Each week we’ll take a look at an issue that’ll be important in May’s election. This week it’s housing, and we asked Kate Allen, Editor of Social Housing Magazine, to give us an introduction to the topic.
Housing is unusual in that the Mayor has some considerable direct power in this policy area. He sets requirements, e.g., for the proportion of affordable housing demanded in a development, and last year he acquired control of government spending on affordable housing across the capital, which was previously held by the national housing funding quango, the Homes & Communities Agency.
This means that the mayor, who chairs the HCA’s London board, is responsible for setting councils’ housing budgets, and providing funding for new affordable homes. Boris Johnson did this for the first time in 2010, publishing the capital’s first statutory housing strategy (PDF). Whoever is elected as mayor will thus find that housing is a key part of their job.

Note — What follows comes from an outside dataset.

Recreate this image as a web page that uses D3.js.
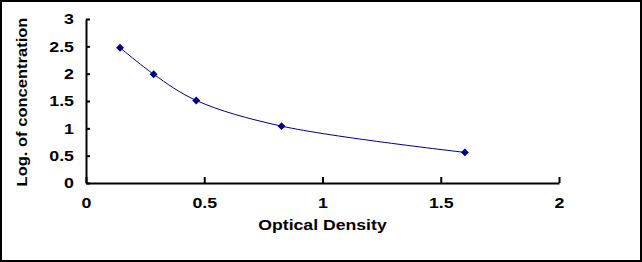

Housing is certainly a challenging policy area. 344,771 families were on waiting lists across Greater London in 2010, up from 181,080 in 1997. 10,180 households were accepted as being statutorily homeless in London in 2010/11, down considerably from 26,580 in 1998/9, but a slight rise on the previous year’s record low of 9,460.
Delivery of new housing has dropped off in recent years, partly thanks to the recession but also due to the end of the previous government’s spending programme. New build completions in London peaked in 2004/5 at 24,060 units, of which 6,180 were social housing, but had fallen to 19,530 by 2009/10 (the last year for which full data is available). 6,990 of these were social housing.
A complicating factor in all this is that the coalition government has shifted the goalposts over the past couple of years. They have abandoned the previous term ‘social housing’ – where tenants on low incomes pay relatively cheap rents to live in council- or housing association-owned homes. An ‘affordable’ rent, which councils and housing associations can now charge new tenants, is defined as being up to 80% of the local market (full-price) rent. Implementation of this new system is patchy – some councils have chosen not to introduce it in their areas, but others are going ahead with it.
This, along with the government’s benefit reforms, will fuel an already-emerging trend of increasing differentiation in housing markets across the capital. The government’s forthcoming benefit reforms, including rent capping and the introduction of the universal credit, will push people on low incomes out of a swathe of inner London boroughs, and fuel the growth of sink neighbourhoods in the outer boroughs and poorer parts of the capital such as south-east London.
This trend is being fuelled by the housing market: rents have climbed in recent years, and are forecast to continue to do so (Savills estimates 4% rental growth per year over the next five years). This is creating a wider affordability crisis, even for households on moderate incomes.